Begin Material supplied

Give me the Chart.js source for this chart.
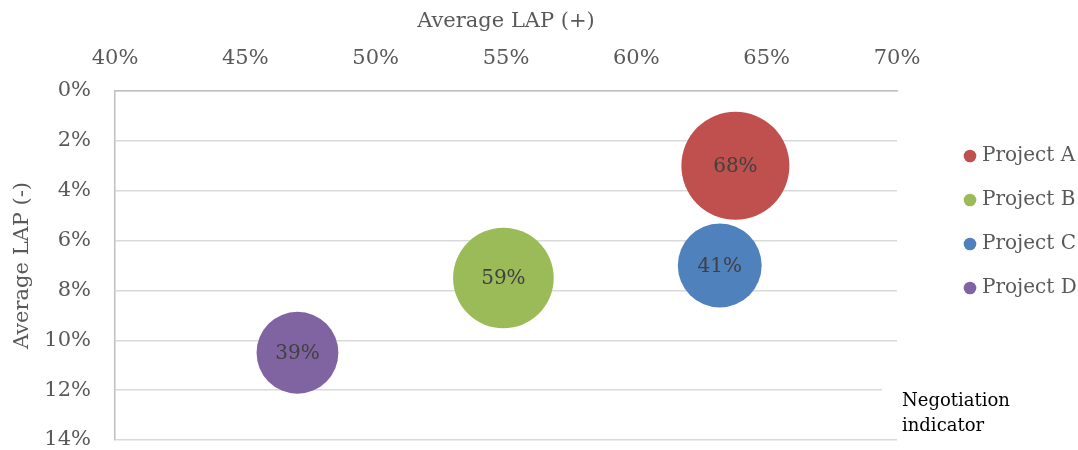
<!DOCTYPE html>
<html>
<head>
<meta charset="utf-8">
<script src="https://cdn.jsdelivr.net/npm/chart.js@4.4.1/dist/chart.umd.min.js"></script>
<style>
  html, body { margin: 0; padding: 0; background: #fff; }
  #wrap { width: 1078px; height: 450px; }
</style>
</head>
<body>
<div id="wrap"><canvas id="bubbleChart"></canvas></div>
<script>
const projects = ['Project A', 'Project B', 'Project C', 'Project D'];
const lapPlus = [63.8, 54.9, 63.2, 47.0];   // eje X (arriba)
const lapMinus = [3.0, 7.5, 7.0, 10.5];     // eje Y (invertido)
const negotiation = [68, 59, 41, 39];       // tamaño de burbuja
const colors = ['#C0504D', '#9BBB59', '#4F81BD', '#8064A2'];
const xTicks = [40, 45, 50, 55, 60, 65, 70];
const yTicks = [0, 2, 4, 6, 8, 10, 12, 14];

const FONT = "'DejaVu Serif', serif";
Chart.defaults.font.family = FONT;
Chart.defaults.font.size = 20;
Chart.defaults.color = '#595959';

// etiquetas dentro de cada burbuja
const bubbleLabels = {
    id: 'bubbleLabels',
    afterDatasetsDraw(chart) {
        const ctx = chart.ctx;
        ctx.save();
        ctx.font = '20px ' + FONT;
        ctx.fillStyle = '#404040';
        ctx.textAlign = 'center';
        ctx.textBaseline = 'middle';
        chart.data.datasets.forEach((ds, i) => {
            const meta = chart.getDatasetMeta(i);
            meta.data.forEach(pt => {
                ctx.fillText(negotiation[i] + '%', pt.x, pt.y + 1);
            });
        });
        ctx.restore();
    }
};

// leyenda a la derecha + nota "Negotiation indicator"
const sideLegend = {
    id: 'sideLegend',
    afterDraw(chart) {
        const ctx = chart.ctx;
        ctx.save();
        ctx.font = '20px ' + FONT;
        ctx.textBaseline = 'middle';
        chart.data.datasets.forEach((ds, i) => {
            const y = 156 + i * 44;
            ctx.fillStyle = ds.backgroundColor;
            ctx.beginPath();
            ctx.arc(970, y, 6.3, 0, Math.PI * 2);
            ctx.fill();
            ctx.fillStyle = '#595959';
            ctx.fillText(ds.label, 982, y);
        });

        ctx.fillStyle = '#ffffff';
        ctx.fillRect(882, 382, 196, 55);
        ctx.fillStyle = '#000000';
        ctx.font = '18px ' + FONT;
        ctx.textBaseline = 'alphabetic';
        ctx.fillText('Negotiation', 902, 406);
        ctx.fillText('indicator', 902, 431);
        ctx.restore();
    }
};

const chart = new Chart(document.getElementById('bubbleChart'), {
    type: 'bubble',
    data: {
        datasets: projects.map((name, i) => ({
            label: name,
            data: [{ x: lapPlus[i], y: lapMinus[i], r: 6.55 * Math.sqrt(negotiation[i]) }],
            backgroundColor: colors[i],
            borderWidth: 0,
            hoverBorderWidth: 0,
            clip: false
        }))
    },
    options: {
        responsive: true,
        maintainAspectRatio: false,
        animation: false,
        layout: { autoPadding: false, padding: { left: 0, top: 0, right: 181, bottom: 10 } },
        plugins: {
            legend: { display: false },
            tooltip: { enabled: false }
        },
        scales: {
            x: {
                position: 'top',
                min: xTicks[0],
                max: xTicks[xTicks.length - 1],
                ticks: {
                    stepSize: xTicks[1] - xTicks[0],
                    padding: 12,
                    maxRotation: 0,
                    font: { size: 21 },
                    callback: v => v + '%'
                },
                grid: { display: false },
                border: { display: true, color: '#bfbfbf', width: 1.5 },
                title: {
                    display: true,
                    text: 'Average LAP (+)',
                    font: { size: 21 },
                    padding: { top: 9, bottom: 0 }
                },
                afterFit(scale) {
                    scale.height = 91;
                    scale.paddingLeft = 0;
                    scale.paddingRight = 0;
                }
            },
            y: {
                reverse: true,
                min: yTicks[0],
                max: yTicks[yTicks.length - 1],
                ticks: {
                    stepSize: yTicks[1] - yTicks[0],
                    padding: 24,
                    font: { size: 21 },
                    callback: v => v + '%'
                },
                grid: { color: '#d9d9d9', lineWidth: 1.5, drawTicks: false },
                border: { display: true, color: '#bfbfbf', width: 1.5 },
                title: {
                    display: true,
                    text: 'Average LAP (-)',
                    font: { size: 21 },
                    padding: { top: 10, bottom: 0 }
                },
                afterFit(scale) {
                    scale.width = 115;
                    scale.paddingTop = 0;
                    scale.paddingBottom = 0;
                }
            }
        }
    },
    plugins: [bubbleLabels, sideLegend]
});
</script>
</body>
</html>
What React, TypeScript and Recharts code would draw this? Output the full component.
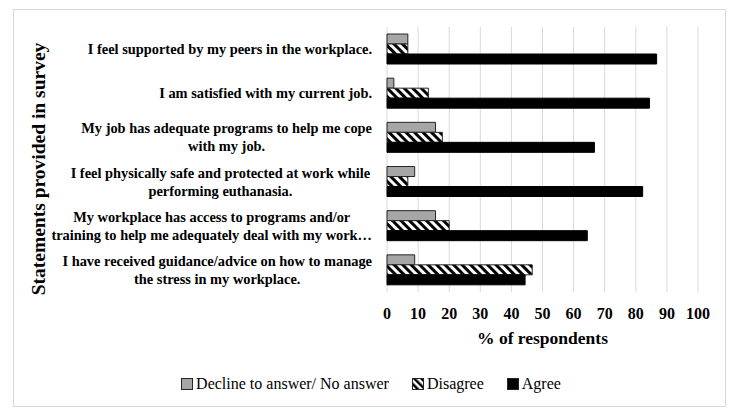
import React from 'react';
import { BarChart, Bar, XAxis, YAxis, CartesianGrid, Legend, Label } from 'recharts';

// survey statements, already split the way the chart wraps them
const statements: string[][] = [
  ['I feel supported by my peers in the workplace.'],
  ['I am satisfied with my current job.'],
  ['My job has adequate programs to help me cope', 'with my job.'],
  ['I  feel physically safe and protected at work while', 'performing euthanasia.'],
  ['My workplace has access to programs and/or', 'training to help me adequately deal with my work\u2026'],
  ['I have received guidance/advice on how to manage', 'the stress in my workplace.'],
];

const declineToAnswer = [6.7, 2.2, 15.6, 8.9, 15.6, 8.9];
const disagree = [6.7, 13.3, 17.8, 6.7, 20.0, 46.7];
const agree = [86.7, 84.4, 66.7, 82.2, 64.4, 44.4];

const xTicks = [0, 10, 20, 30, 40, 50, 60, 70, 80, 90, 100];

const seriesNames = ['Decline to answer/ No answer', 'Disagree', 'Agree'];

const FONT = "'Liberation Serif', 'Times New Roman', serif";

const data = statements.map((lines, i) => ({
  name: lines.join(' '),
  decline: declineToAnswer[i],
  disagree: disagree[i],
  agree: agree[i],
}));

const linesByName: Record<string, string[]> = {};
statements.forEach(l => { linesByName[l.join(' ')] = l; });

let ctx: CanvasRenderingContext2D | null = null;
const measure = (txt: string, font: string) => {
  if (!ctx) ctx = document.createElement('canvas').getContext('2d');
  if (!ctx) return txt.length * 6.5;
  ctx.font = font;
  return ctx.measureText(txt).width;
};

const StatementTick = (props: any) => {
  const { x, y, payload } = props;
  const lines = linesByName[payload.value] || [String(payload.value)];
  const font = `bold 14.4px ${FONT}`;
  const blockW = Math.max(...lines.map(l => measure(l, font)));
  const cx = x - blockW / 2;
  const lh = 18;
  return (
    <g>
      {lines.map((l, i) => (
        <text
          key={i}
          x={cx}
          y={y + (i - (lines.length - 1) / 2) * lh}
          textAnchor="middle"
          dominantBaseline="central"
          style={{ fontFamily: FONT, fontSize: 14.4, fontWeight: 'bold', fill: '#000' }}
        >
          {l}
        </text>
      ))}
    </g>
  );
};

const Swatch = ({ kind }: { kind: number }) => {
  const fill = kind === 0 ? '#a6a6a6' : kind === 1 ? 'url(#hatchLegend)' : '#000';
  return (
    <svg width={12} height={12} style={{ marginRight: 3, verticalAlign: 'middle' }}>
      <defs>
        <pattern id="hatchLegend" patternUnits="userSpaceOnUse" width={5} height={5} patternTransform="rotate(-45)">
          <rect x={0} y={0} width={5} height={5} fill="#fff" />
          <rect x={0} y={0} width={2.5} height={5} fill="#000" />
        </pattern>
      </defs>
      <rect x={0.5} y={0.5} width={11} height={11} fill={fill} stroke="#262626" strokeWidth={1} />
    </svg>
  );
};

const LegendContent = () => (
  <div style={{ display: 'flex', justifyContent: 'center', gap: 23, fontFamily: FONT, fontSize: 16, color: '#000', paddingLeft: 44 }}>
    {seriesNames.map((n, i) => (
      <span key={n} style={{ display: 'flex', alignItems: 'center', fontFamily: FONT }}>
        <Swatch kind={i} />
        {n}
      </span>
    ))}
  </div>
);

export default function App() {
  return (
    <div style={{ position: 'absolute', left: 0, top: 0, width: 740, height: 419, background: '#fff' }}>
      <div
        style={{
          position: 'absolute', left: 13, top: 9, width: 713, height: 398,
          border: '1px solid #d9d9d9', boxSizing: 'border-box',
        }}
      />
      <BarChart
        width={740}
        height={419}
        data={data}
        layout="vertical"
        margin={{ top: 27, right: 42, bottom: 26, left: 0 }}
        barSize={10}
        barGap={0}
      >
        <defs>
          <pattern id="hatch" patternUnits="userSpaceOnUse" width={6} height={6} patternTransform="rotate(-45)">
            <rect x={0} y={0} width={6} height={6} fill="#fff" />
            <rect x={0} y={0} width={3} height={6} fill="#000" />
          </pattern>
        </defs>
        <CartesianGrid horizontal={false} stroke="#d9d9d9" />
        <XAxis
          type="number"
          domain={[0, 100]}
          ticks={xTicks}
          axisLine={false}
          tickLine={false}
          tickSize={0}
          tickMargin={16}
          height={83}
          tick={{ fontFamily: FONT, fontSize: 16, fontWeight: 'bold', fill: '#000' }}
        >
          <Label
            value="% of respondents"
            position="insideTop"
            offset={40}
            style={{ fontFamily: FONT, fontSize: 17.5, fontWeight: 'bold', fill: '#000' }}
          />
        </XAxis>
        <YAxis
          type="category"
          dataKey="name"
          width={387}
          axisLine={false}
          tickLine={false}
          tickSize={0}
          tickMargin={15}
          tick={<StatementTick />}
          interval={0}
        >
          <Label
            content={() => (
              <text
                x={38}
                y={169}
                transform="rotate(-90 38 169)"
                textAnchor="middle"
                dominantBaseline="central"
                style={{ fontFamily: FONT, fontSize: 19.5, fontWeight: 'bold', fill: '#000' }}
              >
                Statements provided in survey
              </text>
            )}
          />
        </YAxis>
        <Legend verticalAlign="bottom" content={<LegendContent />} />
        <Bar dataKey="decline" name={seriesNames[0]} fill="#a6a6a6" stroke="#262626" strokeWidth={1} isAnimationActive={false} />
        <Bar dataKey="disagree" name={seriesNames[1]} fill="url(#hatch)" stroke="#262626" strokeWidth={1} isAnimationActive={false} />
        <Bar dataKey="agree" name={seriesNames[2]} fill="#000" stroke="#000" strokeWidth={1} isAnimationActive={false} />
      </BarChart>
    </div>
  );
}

End Material supplied

Your task is to reproduce the entries above word for word, from the first line through the line with "Chart.defaults.color = '#595959';", and please leave out any pictures.

Give me the Chart.js source for this chart.
<!DOCTYPE html>
<html>
<head>
<meta charset="utf-8">
<script src="https://cdn.jsdelivr.net/npm/chart.js@4.4.1/dist/chart.umd.min.js"></script>
<style>
  html, body { margin: 0; padding: 0; background: #fff; }
  #wrap { width: 1078px; height: 450px; }
</style>
</head>
<body>
<div id="wrap"><canvas id="bubbleChart"></canvas></div>
<script>
const projects = ['Project A', 'Project B', 'Project C', 'Project D'];
const lapPlus = [63.8, 54.9, 63.2, 47.0];   // eje X (arriba)
const lapMinus = [3.0, 7.5, 7.0, 10.5];     // eje Y (invertido)
const negotiation = [68, 59, 41, 39];       // tamaño de burbuja
const colors = ['#C0504D', '#9BBB59', '#4F81BD', '#8064A2'];
const xTicks = [40, 45, 50, 55, 60, 65, 70];
const yTicks = [0, 2, 4, 6, 8, 10, 12, 14];

const FONT = "'DejaVu Serif', serif";
Chart.defaults.font.family = FONT;
Chart.defaults.font.size = 20;
Chart.defaults.color = '#595959';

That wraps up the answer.